### Set exercise
Without including any images, repeat the data exactly.

### Provided data
══════════════════════════════

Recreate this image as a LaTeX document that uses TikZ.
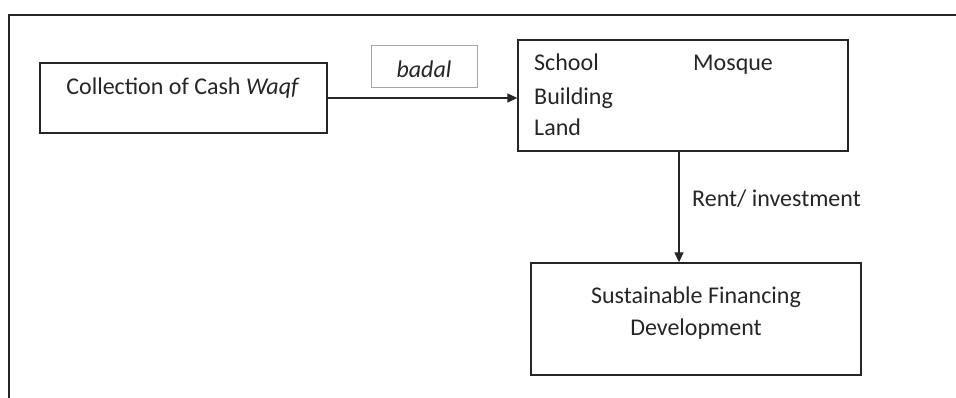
\documentclass[tikz,border=0pt]{standalone}
\usepackage{fontspec}
\setmainfont{Carlito}
\usetikzlibrary{arrows.meta}
\definecolor{ink}{HTML}{262626}
\definecolor{grayline}{HTML}{A6A6A6}
\begin{document}
\begin{tikzpicture}[x=1pt,y=-1pt,
  every node/.style={font=\fontsize{24}{32}\selectfont, text=ink},
  boxnode/.style={draw=ink, line width=1.3pt, minimum width=#1, inner sep=0pt},
  txt/.style={inner sep=0pt},
  conn/.style={draw=ink, line width=1.3pt, -{Triangle[length=10pt,width=9pt]}}]
\useasboundingbox (0,0) rectangle (956,398);
\draw[ink, line width=1.5pt] (9,398) -- (9,15) -- (956,15);
% box 1
\node[boxnode=287pt, minimum height=70pt] (b1) at (183.5,98) {};
\node[txt, anchor=base] (t1) at (183,95) {Collection of Cash \textit{Waqf}};
% badal
\node[draw=grayline, line width=1pt, minimum width=106pt, minimum height=42pt, inner sep=0pt] (bd) at (424,67) {};
\node[txt, anchor=base] (tb) at (424,78) {\textit{badal}};
% box 2
\node[boxnode=330pt, minimum height=111pt] (b2) at (683,95.5) {};
\node[txt, anchor=base west] (s1) at (534,71) {School};
\node[txt, anchor=base west] (s2) at (693,71) {Mosque};
\node[txt, anchor=base west] (s3) at (534,105) {Building};
\node[txt, anchor=base west] (s4) at (534,136) {Land};
% box 3
\node[boxnode=330pt, minimum height=112pt] (b3) at (696,319) {};
\node[txt, anchor=base] (f1) at (696,303) {Sustainable Financing};
\node[txt, anchor=base] (f2) at (696,335) {Development};
% connectors
\coordinate (cx) at (679,0);
\draw[conn] (b1.east) -- (b1.east -| b2.west);
\draw[conn] (b2.south -| cx) -- (b3.north -| cx);
\node[txt, anchor=base west] (rl) at (692,207) {Rent/ investment};
\end{tikzpicture}
\end{document}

══════════════════════════════

### Full output
Recreate this image as a LaTeX document that uses TikZ.
\documentclass[tikz,border=0pt]{standalone}
\usepackage{fontspec}
\setmainfont{Carlito}
\usetikzlibrary{arrows.meta}
\definecolor{ink}{HTML}{262626}
\definecolor{grayline}{HTML}{A6A6A6}
\begin{document}
\begin{tikzpicture}[x=1pt,y=-1pt,
  every node/.style={font=\fontsize{24}{32}\selectfont, text=ink},
  boxnode/.style={draw=ink, line width=1.3pt, minimum width=#1, inner sep=0pt},
  txt/.style={inner sep=0pt},
  conn/.style={draw=ink, line width=1.3pt, -{Triangle[length=10pt,width=9pt]}}]
\useasboundingbox (0,0) rectangle (956,398);
\draw[ink, line width=1.5pt] (9,398) -- (9,15) -- (956,15);
% box 1
\node[boxnode=287pt, minimum height=70pt] (b1) at (183.5,98) {};
\node[txt, anchor=base] (t1) at (183,95) {Collection of Cash \textit{Waqf}};
% badal
\node[draw=grayline, line width=1pt, minimum width=106pt, minimum height=42pt, inner sep=0pt] (bd) at (424,67) {};
\node[txt, anchor=base] (tb) at (424,78) {\textit{badal}};
% box 2
\node[boxnode=330pt, minimum height=111pt] (b2) at (683,95.5) {};
\node[txt, anchor=base west] (s1) at (534,71) {School};
\node[txt, anchor=base west] (s2) at (693,71) {Mosque};
\node[txt, anchor=base west] (s3) at (534,105) {Building};
\node[txt, anchor=base west] (s4) at (534,136) {Land};
% box 3
\node[boxnode=330pt, minimum height=112pt] (b3) at (696,319) {};
\node[txt, anchor=base] (f1) at (696,303) {Sustainable Financing};
\node[txt, anchor=base] (f2) at (696,335) {Development};
% connectors
\coordinate (cx) at (679,0);
\draw[conn] (b1.east) -- (b1.east -| b2.west);
\draw[conn] (b2.south -| cx) -- (b3.north -| cx);
\node[txt, anchor=base west] (rl) at (692,207) {Rent/ investment};
\end{tikzpicture}
\end{document}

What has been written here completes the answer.